The Wealthy Investor program starts from the logic that stocks rise and fall. You don’t need me to tell you that. The strategy started in the mid-1980s with my then Canadian national best selling book, long out of print, Take the Guessing out of Investing. That a technical analysis book could fly so quickly off the shelves was astounding to me. Clients average just over 22% annual returns in real life.

A 25-Year Journey

These were the days when computers were clunky things that could do only a fraction of what today’s computers can do and programmers then did not have all the tools and languages available to them today. The Internet was in its infancy so delivery of a weekly newsletter was by expensive special delivery mail. That newsletter cost $108 a month and I literally had to turn millionaire investors away about twice a week. I was afraid the size of their collective investments would destabilize the market.

For years I have been certain I could improve those results. In March, 2009, I took a fresh look at that old book. In less than 30 minutes I drew the outline for the new program. I still have that scrap of paper.

But you know how it is: you get an idea, know it will work, but if you just add a tweak of this and a pinch of that it will work better. Well it did not! In my eyes it was awful, with average returns in the 11% and 12% range. In frustration during one of the many days of computerized testing, I threw out rules that the industry believes to be commonsense. And the returns came back as 55.49% for the 30 stocks in the Dow Jones Industrial Average, not for penny start-ups that can have fantastic returns if you’re lucky and brave enough.

An obvious marketing challenge

At that point, I knew we had a marketing problem. Can you imagine something so good you are afraid people will not believe you? It’s like trying to sell genuine $1,000 bills on a street corner for $20. There are so may scams and empty promises on the Internet. I knew we could not market this program without absolute transparency even to the point that people will not need us once they understand the system. And I knew we needed professional help.

Amazingly, what was designed later differed by only the length of one small parameter from what is written on that scrap of paper. Originally, it came in at close to a 30% rate of return over some 40 years of testing the current 30 stocks that make up the Dow Jones Industrial Average. That was what I had expected for some years could be achieved.

Today’s results after a great deal of testing and programming are vastly different; all the data is published weekly on a separate secure website available free for now. Should you blindly believe the staggering numbers? No, we don’t want you to do that. We want you to examine the rules and then the charts we provide to make sure that every single rule had been followed precisely. Only then will you begin to understand what you now have in your hands. It can change your life.
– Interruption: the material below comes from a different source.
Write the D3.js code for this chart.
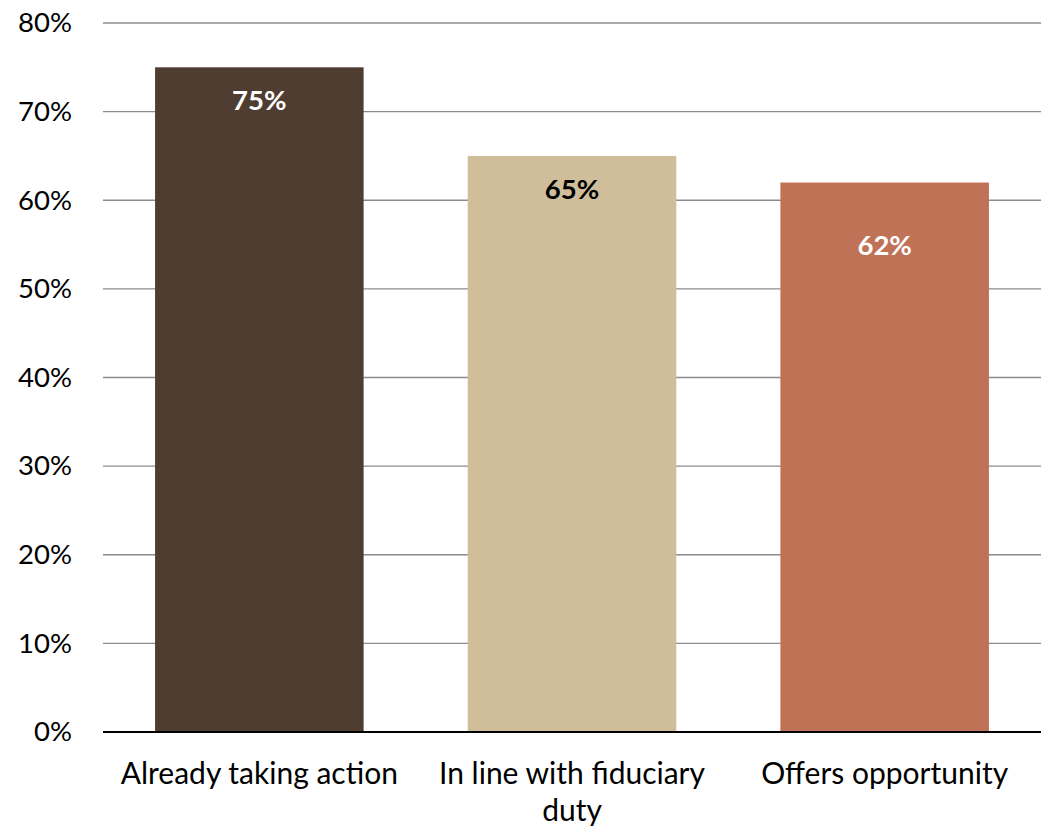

Very different program working with reality

The program does not go in for the usual type of stock market prediction or speculation. It works with reality. It follows an existing trend when there is one and forecasts what would have to happen in the next week to indicate a change in that trend. If the target is met, the computer calls for either buying or selling the stock. Market timing in a box…that works!

Trends are not straight lines; that would be too easy. The system allows for extreme choppiness at market bottoms when investors are uncertain whether the plunge is over. Typically, they wait for lower prices only to find the stock running away from them. So much for stock market prediction!

Some investors apply stop loss orders the moment they buy a stock and wonder why they are out with a loss soon after. Expect choppiness at market bottoms (it happens at tops, too) and make allowances for that. That’s just how the stock market works to reflect investor nerves.

Our stop loss rules are unlike anything you will find elsewhere. So is the program we use for measuring trends and for avoiding the damage of short-term corrections. In fact, there are at least seven rules you will find nowhere else. We will discuss all of them in other articles. There’s no stock market prediction, simply measurement of what the market tells us.